In November, the Westfield Promenade in Woodland Hills will be welcoming its newest tenant: PETOPIA.
The nonprofit animal rescue organization, in partnership with Valley Cats Inc., plans to set up a pet shop at the mall to house several animal rescue organizations.
"There aren't a lot of options in terms of where rescue groups can show, but there are plenty of pets without homes. So what we're doing is teaming with groups to show -- in the mall -- rescued pets as competition to those puppy mill-supplied stores," said PETOPIA co-founder Yvette Berke. "We're trying to beat them on their own turf."
"I think most of the people who get an animal in a shopping mall tendnot to be about looking for a perfect purebred animal. It's more like they see a cute dog or cat and want it," Koretz said.
The councilman even admitted that 25 years ago, he was that naive pet store shopper when he bought a bichon frise for his wife.
"I'm 100 percent sure my dog was a puppy mill dog, but I didn't realize at the time that I was causing any harm," Koretz said. "Now, I would never even think about buying an animal from a pet store."
According to Last Chance for Animals, there are more than 5,000 puppy mills and kitten factories throughout the country licensed by the U.S. Department of Agriculture. These licensed mills, many in Arkansas, Missouri and Pennsylvania, provide local pet stores with an estimated 500,000 puppies and kittens each year.
But Nassuet emphasizes that being licensed by the USDA and/or the American Kennel Club does not mean the mills are operating under humane conditions.
Ed Buck, a West Hollywood resident who helped push through a similar ban in his city last year, said while Los Angeles is faced with a dilemma when trying to deal with puppy mills, particularly those outside city limits,"what we can do is deal with the demand side."
"It's not just the humane thing to do," he said. "It's sane public policy."
Koretz is confident the new law will pass and is hopeful that in Los Angeles "soon the new normal is adoption."
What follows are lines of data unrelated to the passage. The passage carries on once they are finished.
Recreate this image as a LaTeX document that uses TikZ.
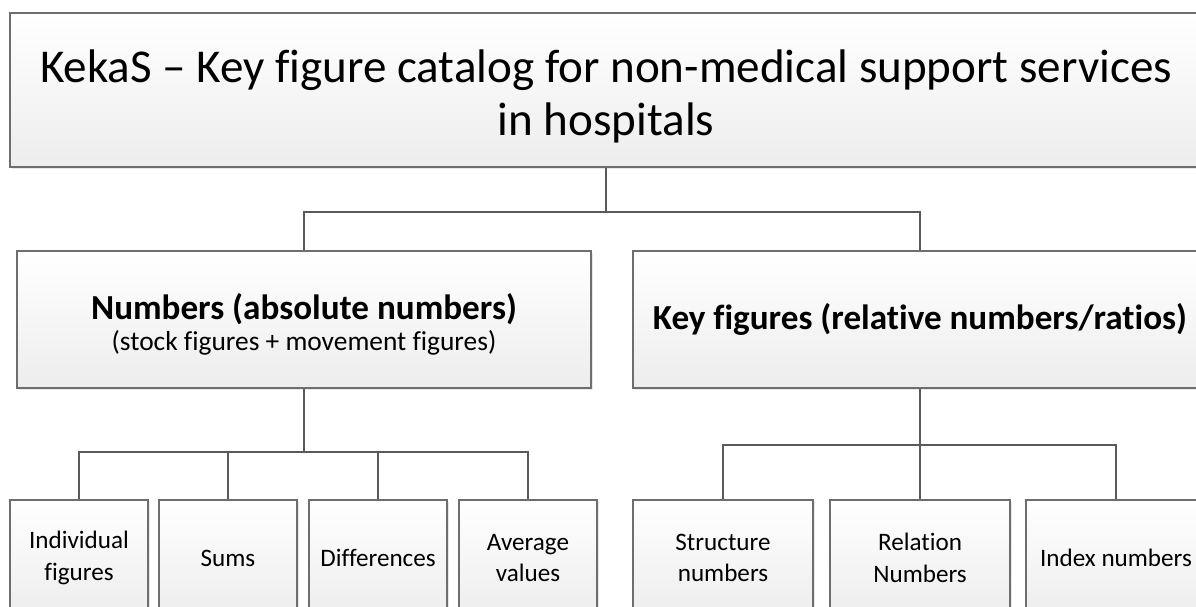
\documentclass[tikz,border=0pt]{standalone}
\usepackage{fontspec}
\setmainfont{Carlito}[Ligatures={NoCommon}]
\usetikzlibrary{shadows}
\definecolor{boxline}{HTML}{6E6E6E}
\definecolor{boxfill}{HTML}{EDEDED}
\definecolor{connline}{HTML}{5A5A5A}
\newcommand{\px}{0.02cm}
\tikzset{
  box/.style={draw=boxline, line width=0.9pt, top color=white, bottom color=boxfill,
    drop shadow={opacity=0.18, shadow xshift=1.2pt, shadow yshift=-1.2pt},
    align=center, inner sep=0pt},
  leaf/.style={box, minimum height=116*\px, font={\fontsize{14.3}{18}\selectfont}},
  conn/.style={draw=connline, line width=1.1pt},
}

\begin{document}
\begin{tikzpicture}[x=\px, y=-\px]
  \useasboundingbox (0,0) rectangle (1196,606);
  \clip (0,0) rectangle (1196,606);

  \node[box, minimum width=1192*\px, minimum height=154*\px, font={\fontsize{26.8}{30.6}\selectfont}]
    (cat) at (606,90) {\rule{0pt}{26pt}KekaS -- Key figure catalog for non-medical support services\\in hospitals};

  \node[box, minimum width=574*\px, minimum height=137*\px] (num) at (304,319.5)
    {\rule{0pt}{20pt}{\fontsize{20}{24}\selectfont\bfseries Numbers (absolute numbers)}\\[2pt]
     {\fontsize{15.6}{18}\selectfont (stock figures + movement figures)}};
  \node[box, minimum width=574*\px, minimum height=137*\px, font={\fontsize{20}{24}\selectfont\bfseries}]
    (key) at (920,319.5) {Key figures (relative numbers/ratios)};

  \coordinate (top bus) at (606,212);
  \draw[conn] (cat.south) -- (top bus);
  \draw[conn] (top bus) -| (num.north);
  \draw[conn] (top bus) -| (key.north);

  % absolute numbers
  \coordinate (num bus) at (304,452);
  \draw[conn] (num.south) -- (num bus);
  \foreach \x/\name/\txt in {79/ind/{Individual\\figures}, 228/sum/Sums,
      378/dif/Differences, 528/avg/{Average\\values}} {
    \node[leaf, minimum width=138*\px] (\name) at (\x,558) {\txt};
    \draw[conn] (num bus) -| (\name.north);
  }

  % relative numbers
  \coordinate (key bus) at (920,445);
  \draw[conn] (key.south) -- (key bus);
  \foreach \x/\name/\txt in {723/str/{Structure\\numbers}, 920/rel/{Relation\\Numbers},
      1116/idx/{Index numbers}} {
    \node[leaf, minimum width=180*\px] (\name) at (\x,558) {\txt};
    \draw[conn] (key bus) -| (\name.north);
  }
\end{tikzpicture}
\end{document}
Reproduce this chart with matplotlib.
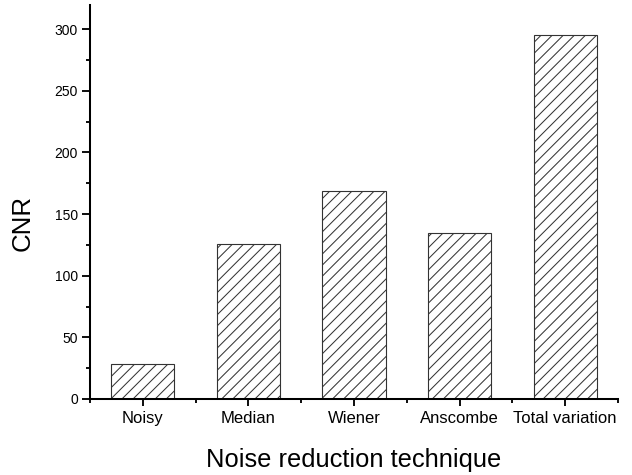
import matplotlib
matplotlib.use('Agg')
import matplotlib.pyplot as plt
from matplotlib.ticker import MultipleLocator, FixedLocator

techniques = ['Noisy', 'Median', 'Wiener', 'Anscombe', 'Total variation']
cnr = [28, 126, 169, 135, 295]

plt.rcParams['font.family'] = ['Liberation Sans', 'DejaVu Sans']
plt.rcParams['hatch.linewidth'] = 0.55

dpi = 133.33
fig = plt.figure(figsize=(632 / dpi, 475 / dpi), dpi=dpi)
ax = fig.add_axes([90 / 632, 1 - 399 / 475, 528 / 632, 394 / 475])

pos = list(range(len(techniques)))
ax.bar(pos, cnr, width=0.6, facecolor='white', edgecolor='#333333',
       linewidth=0.6, hatch='////')

ax.set_xlim(-0.5, 4.5)
ax.set_ylim(0, 319.5)
ax.set_xticks(pos)
ax.set_xticklabels(techniques, fontsize=9)
ax.xaxis.set_minor_locator(FixedLocator([p + 0.5 for p in pos[:-1]] + [-0.5, 4.5]))
ax.yaxis.set_major_locator(MultipleLocator(50))
ax.yaxis.set_minor_locator(MultipleLocator(25))
ax.tick_params(axis='y', which='major', labelsize=7.5, length=4.5, width=1, pad=2)
ax.tick_params(axis='y', which='minor', length=2.2, width=1)
ax.tick_params(axis='x', which='major', length=3.8, width=1, pad=2.5)
ax.tick_params(axis='x', which='minor', length=2.2, width=1)

for s in ['top', 'right']:
    ax.spines[s].set_visible(False)
for s in ['left', 'bottom']:
    ax.spines[s].set_linewidth(1.1)

ax.set_ylabel('CNR', fontsize=14)
ax.yaxis.set_label_coords(-0.105, 0.447)
ax.set_xlabel('Noise reduction technique', fontsize=13.8)
ax.xaxis.set_label_coords(0.5, -0.125)

fig.savefig('out.png', dpi=dpi)
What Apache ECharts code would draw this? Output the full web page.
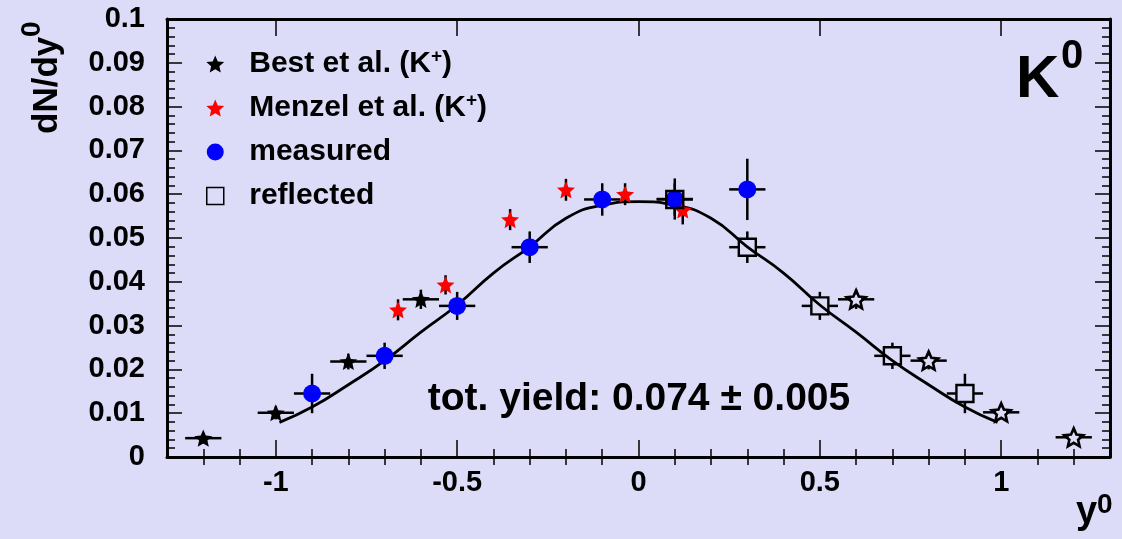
<!DOCTYPE html>
<html><head><meta charset="utf-8">
<script src="https://cdn.jsdelivr.net/npm/echarts@6/dist/echarts.min.js"></script>
<style>html,body{margin:0;padding:0;background:#dcdcf9}#c{width:1122px;height:539px}</style>
</head><body><div id="c"></div>
<script>
// ---- data ----
const bestX = [-1.2, -1.0, -0.8, -0.6];
const bestY = [0.0043, 0.0101, 0.0218, 0.0360];
const bestXErr = [0.05, 0.05, 0.05, 0.05];
const bestYErr = [0.0012, 0.0015, 0.0018, 0.0022];

const bestReflX = [0.6, 0.8, 1.0, 1.2];
const bestReflY = [0.0360, 0.0220, 0.0102, 0.0045];
const bestReflXErr = [0.05, 0.05, 0.05, 0.05];
const bestReflYErr = [0.0022, 0.0020, 0.0016, 0.0012];

const menzelX = [-0.663, -0.532, -0.354, -0.200, -0.037, 0.122];
const menzelY = [0.0336, 0.0393, 0.0542, 0.0610, 0.0600, 0.0564];
const menzelYErr = [0.0024, 0.0022, 0.0024, 0.0025, 0.0025, 0.0033];

const measX = [-0.9, -0.7, -0.5, -0.3, -0.1, 0.1, 0.3];
const measY = [0.0145, 0.0231, 0.0345, 0.0479, 0.0588, 0.0589, 0.0611];
const measXErr = [0.05, 0.05, 0.05, 0.05, 0.05, 0.05, 0.05];
const measYErr = [0.0045, 0.0030, 0.0032, 0.0036, 0.0037, 0.0047, 0.0070];

const reflX = [0.1, 0.3, 0.5, 0.7, 0.9];
const reflY = [0.0588, 0.0479, 0.0345, 0.0231, 0.0145];
const reflXErr = [0.05, 0.05, 0.05, 0.05, 0.05];
const reflYErr = [0.0037, 0.0036, 0.0032, 0.0030, 0.0045];

const curveX = [-0.99,-0.9,-0.8,-0.7,-0.6,-0.5,-0.4,-0.3,-0.2,-0.1,0,0.1,0.2,0.3,0.4,0.5,0.6,0.7,0.8,0.9,0.99];
const curveY = [0.0079,0.0114,0.0165,0.0220,0.0285,0.0347,0.0420,0.0480,0.0545,0.0575,0.0583,0.0575,0.0545,0.0480,0.0420,0.0347,0.0285,0.0220,0.0165,0.0114,0.0079];

const xMajorTicks = [-1, -0.5, 0, 0.5, 1];
const xMinorTicks = [-1.2,-1.1,-0.9,-0.8,-0.7,-0.6,-0.4,-0.3,-0.2,-0.1,0.1,0.2,0.3,0.4,0.6,0.7,0.8,0.9,1.1,1.2];

const legendNames = ['Best et al. (K+)', 'Menzel et al. (K+)', 'measured', 'reflected'];
const totYieldText = 'tot. yield: 0.074 \u00b1 0.005';

// ---- styling helpers ----
const FONT = '"Liberation Sans", Arial, Helvetica, sans-serif';
function starPath() {
  const pts = [];
  for (let i = 0; i < 10; i++) {
    const a = (-90 + i * 36) * Math.PI / 180;
    const r = i % 2 ? 23 : 50;
    pts.push((50 + r * Math.cos(a)).toFixed(2) + ' ' + (50 + r * Math.sin(a)).toFixed(2));
  }
  return 'path://M' + pts.join(' L') + ' Z';
}
const STAR = starPath();
const SQUARE = 'path://M0 0 L100 0 L100 100 L0 100 Z';

function pairs(xs, ys) { return xs.map((x, i) => [x, ys[i]]); }

function errSeries(name, xs, ys, exs, eys, gap) {
  return {
    name: name, type: 'custom', silent: true, z: 3,
    encode: { x: 0, y: 1 },
    data: xs.map((x, i) => [x, ys[i], exs ? exs[i] : 0, eys ? eys[i] : 0]),
    renderItem: function (params, api) {
      const x = api.value(0), y = api.value(1), ex = api.value(2), ey = api.value(3);
      const c = api.coord([x, y]);
      const st = { stroke: '#000', lineWidth: 2.5 };
      const ch = [];
      if (ex > 0) {
        const l = api.coord([x - ex, y])[0], r = api.coord([x + ex, y])[0];
        if (c[0] - gap > l) ch.push({ type: 'line', shape: { x1: l, y1: c[1], x2: c[0] - gap, y2: c[1] }, style: st });
        if (c[0] + gap < r) ch.push({ type: 'line', shape: { x1: c[0] + gap, y1: c[1], x2: r, y2: c[1] }, style: st });
      }
      if (ey > 0) {
        const t = api.coord([x, y + ey])[1], b = api.coord([x, y - ey])[1];
        if (c[1] - gap > t) ch.push({ type: 'line', shape: { x1: c[0], y1: t, x2: c[0], y2: c[1] - gap }, style: st });
        if (c[1] + gap < b) ch.push({ type: 'line', shape: { x1: c[0], y1: c[1] + gap, x2: c[0], y2: b }, style: st });
      }
      return { type: 'group', children: ch };
    }
  };
}

const xBase = { type: 'value', min: -1.3, max: 1.3, splitLine: { show: false } };
const tickStyle = { color: '#000', width: 1.5 };
const labelStyle = { color: '#000', fontSize: 29, fontWeight: 'bold', fontFamily: FONT };

const chart = echarts.init(document.getElementById('c'), null, { renderer: 'canvas' });
chart.setOption({
  animation: false,
  backgroundColor: '#dcdcf9',
  grid: { left: 167, right: 12, top: 19, bottom: 82 },
  xAxis: [
    Object.assign({}, xBase, { position: 'bottom',
      axisLine: { show: true, onZero: false, lineStyle: { color: '#000', width: 3 } },
      axisTick: { show: true, inside: true, length: 17, customValues: xMajorTicks, lineStyle: tickStyle },
      axisLabel: Object.assign({ show: true, margin: 11, customValues: xMajorTicks, formatter: v => String(v) }, labelStyle) }),
    Object.assign({}, xBase, { position: 'bottom',
      axisLine: { show: false }, axisLabel: { show: false },
      axisTick: { show: true, inside: true, length: 8, customValues: xMinorTicks, lineStyle: tickStyle } }),
    Object.assign({}, xBase, { position: 'top',
      axisLine: { show: true, onZero: false, lineStyle: { color: '#000', width: 3 } }, axisLabel: { show: false },
      axisTick: { show: true, inside: true, length: 17, customValues: xMajorTicks, lineStyle: tickStyle } }),
    Object.assign({}, xBase, { position: 'top',
      axisLine: { show: false }, axisLabel: { show: false },
      axisTick: { show: true, inside: true, length: 8, customValues: xMinorTicks, lineStyle: tickStyle } })
  ],
  yAxis: [
    { type: 'value', min: 0, max: 0.1, interval: 0.01, position: 'left',
      splitLine: { show: false },
      axisLine: { show: true, onZero: false, lineStyle: { color: '#000', width: 3 } },
      axisTick: { show: true, inside: true, length: 15, lineStyle: tickStyle },
      minorTick: { show: true, splitNumber: 5, length: 8, lineStyle: tickStyle },
      axisLabel: Object.assign({ margin: 22, formatter: v => String(+v.toFixed(3)) }, labelStyle) },
    { type: 'value', min: 0, max: 0.1, interval: 0.01, position: 'right',
      splitLine: { show: false },
      axisLine: { show: true, onZero: false, lineStyle: { color: '#000', width: 3 } },
      axisTick: { show: true, inside: true, length: 15, lineStyle: tickStyle },
      minorTick: { show: true, splitNumber: 5, length: 8, lineStyle: tickStyle },
      axisLabel: { show: false } }
  ],
  legend: {
    orient: 'vertical', left: 206, top: 47, padding: 0,
    itemWidth: 58, itemHeight: 17, itemGap: 10, selectedMode: false,
    data: [
      { name: legendNames[0], icon: STAR, itemStyle: { color: '#000', opacity: 1 } },
      { name: legendNames[1], icon: STAR, itemStyle: { color: '#ff0000', opacity: 1 } },
      { name: legendNames[2], icon: 'circle', itemStyle: { color: '#0000ff', opacity: 1 } },
      { name: legendNames[3], icon: SQUARE, itemStyle: { color: 'rgba(0,0,0,0)', borderColor: '#000', borderWidth: 1.5, opacity: 1 } }
    ],
    formatter: function (n) { return n.replace('K+', 'K{s|+}'); },
    textStyle: { color: '#000', fontSize: 30, fontWeight: 'bold', fontFamily: FONT, lineHeight: 34,
      rich: { s: { fontSize: 19, fontWeight: 'bold', fontFamily: FONT, color: '#000', verticalAlign: 'top', lineHeight: 34 } } }
  },
  graphic: [
    { type: 'text', x: 47, y: 134, rotation: Math.PI / 2,
      style: { text: 'dN/dy', fontSize: 35, fontWeight: 'bold', fontFamily: FONT, fill: '#000', textAlign: 'left', textVerticalAlign: 'middle' } },
    { type: 'text', x: 32, y: 37, rotation: Math.PI / 2,
      style: { text: '0', fontSize: 28, fontWeight: 'bold', fontFamily: FONT, fill: '#000', textAlign: 'left', textVerticalAlign: 'middle' } },
    { type: 'text', x: 1076, y: 513,
      style: { text: 'y', fontSize: 38, fontWeight: 'bold', fontFamily: FONT, fill: '#000', textAlign: 'left', textVerticalAlign: 'middle' } },
    { type: 'text', x: 1097, y: 505,
      style: { text: '0', fontSize: 28, fontWeight: 'bold', fontFamily: FONT, fill: '#000', textAlign: 'left', textVerticalAlign: 'middle' } },
    { type: 'text', x: 1016, y: 80,
      style: { text: 'K', fontSize: 60, fontWeight: 'bold', fontFamily: FONT, fill: '#000', textAlign: 'left', textVerticalAlign: 'middle' } },
    { type: 'text', x: 1061, y: 57,
      style: { text: '0', fontSize: 40, fontWeight: 'bold', fontFamily: FONT, fill: '#000', textAlign: 'left', textVerticalAlign: 'middle' } },
    { type: 'text', x: 639, y: 399,
      style: { text: totYieldText, fontSize: 39, fontWeight: 'bold', fontFamily: FONT, fill: '#000', textAlign: 'center', textVerticalAlign: 'middle' } }
  ],
  series: [
    { name: 'fit', type: 'line', data: pairs(curveX, curveY), smooth: true, showSymbol: false, symbol: 'none',
      lineStyle: { color: '#000', width: 2.8 }, z: 2, silent: true },
    errSeries('bestErr', bestX, bestY, bestXErr, bestYErr, 0),
    errSeries('bestReflErr', bestReflX, bestReflY, bestReflXErr, bestReflYErr, 5),
    errSeries('menzelErr', menzelX, menzelY, null, menzelYErr, 0),
    errSeries('measErr', measX, measY, measXErr, measYErr, 0),
    errSeries('reflErr', reflX, reflY, reflXErr, reflYErr, 9),
    { name: legendNames[0], type: 'scatter', data: pairs(bestX, bestY), symbol: STAR, symbolSize: 18, symbolKeepAspect: true,
      itemStyle: { color: '#000', opacity: 1 }, z: 5 },
    { name: 'Best reflected', type: 'scatter', data: pairs(bestReflX, bestReflY), symbol: STAR, symbolSize: 19, symbolKeepAspect: true,
      itemStyle: { color: 'rgba(0,0,0,0)', borderColor: '#000', borderWidth: 2.6, opacity: 1 }, z: 5 },
    { name: legendNames[1], type: 'scatter', data: pairs(menzelX, menzelY), symbol: STAR, symbolSize: 18, symbolKeepAspect: true,
      itemStyle: { color: '#ff0000', opacity: 1 }, z: 5 },
    { name: legendNames[2], type: 'scatter', data: pairs(measX, measY), symbol: 'circle', symbolSize: 18,
      itemStyle: { color: '#0000ff', opacity: 1 }, z: 5 },
    { name: legendNames[3], type: 'scatter', data: pairs(reflX, reflY), symbol: SQUARE, symbolSize: 17, symbolKeepAspect: true,
      itemStyle: { color: 'rgba(0,0,0,0)', borderColor: '#000', borderWidth: 2.4, opacity: 1 }, z: 6 }
  ]
});
</script></body></html>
That new normal couldn't come any faster for animals like Woody.
While there isn't an adoption deadline at city shelters, they do have limited space and the clock starts ticking once a dog or cat is delivered to a shelter's kennel. Some may get adopted within days and dodge death, while others are lucky to have 30 days at the shelter before getting put down.
"This is a tough one," Turner said. "It's a tug-at-your-heartstrings kind of issue."